No. 12-3113. Rajala v. Gardner. 03/12/2013. D.Kan. Judge Kelly. Bankruptcy—Fraudulently Transferred Property—Automatic Stay—Not Part of the Bankruptcy Estate Until Recovered.

The trustee of the bankruptcy estate of Generation Resources Holding Company, LLC (GRHC), a developer of a wind power project, claimed that insiders of GRHC fraudulently transferred GRHC’s development and redemption opportunities under various contracts to insider-owned companies. The trustee asserted that these opportunities were subject to the automatic stay in bankruptcy. In other litigation, a judgment for $9 million was entered in favor of two insiders, and the judgment amount was transferred to the bankruptcy court for distribution. The case was moved to the Kansas federal district court, where the court ruled that the $9 million judgment was not property of GRHC’s bankruptcy estate and distributed the funds to the insiders. The district court held that allegedly fraudulently transferred property is not part of the bankruptcy estate until recovered and therefore is beyond the reach of the automatic stay. The trustee appealed, requesting that the $9 million be returned to the bankruptcy estate.

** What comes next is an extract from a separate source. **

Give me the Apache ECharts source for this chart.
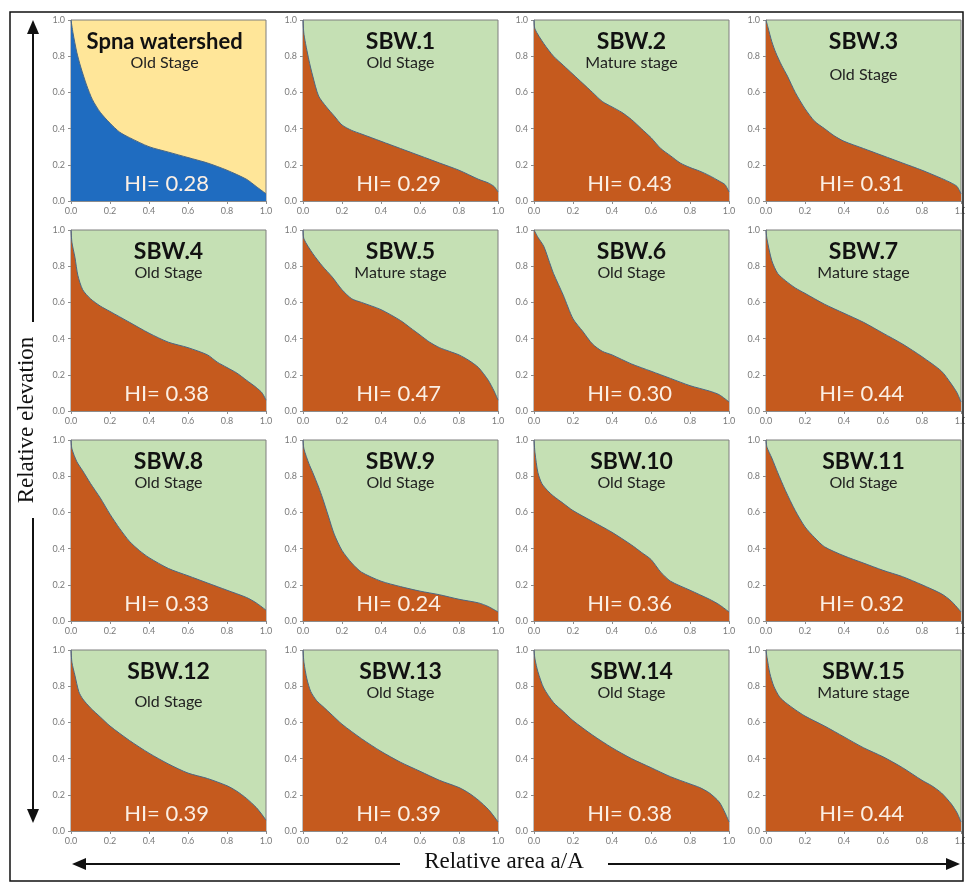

After holding that it had appellate jurisdiction, the Tenth Circuit addressed whether a bankruptcy estate includes fraudulently transferred property that the trustee has not yet recovered. Although fraudulent transfer claims are included in the bankruptcy estate, property that is the subject of such a claim is not part of the bankruptcy estate until recovered. The district court’s judgment was affirmed.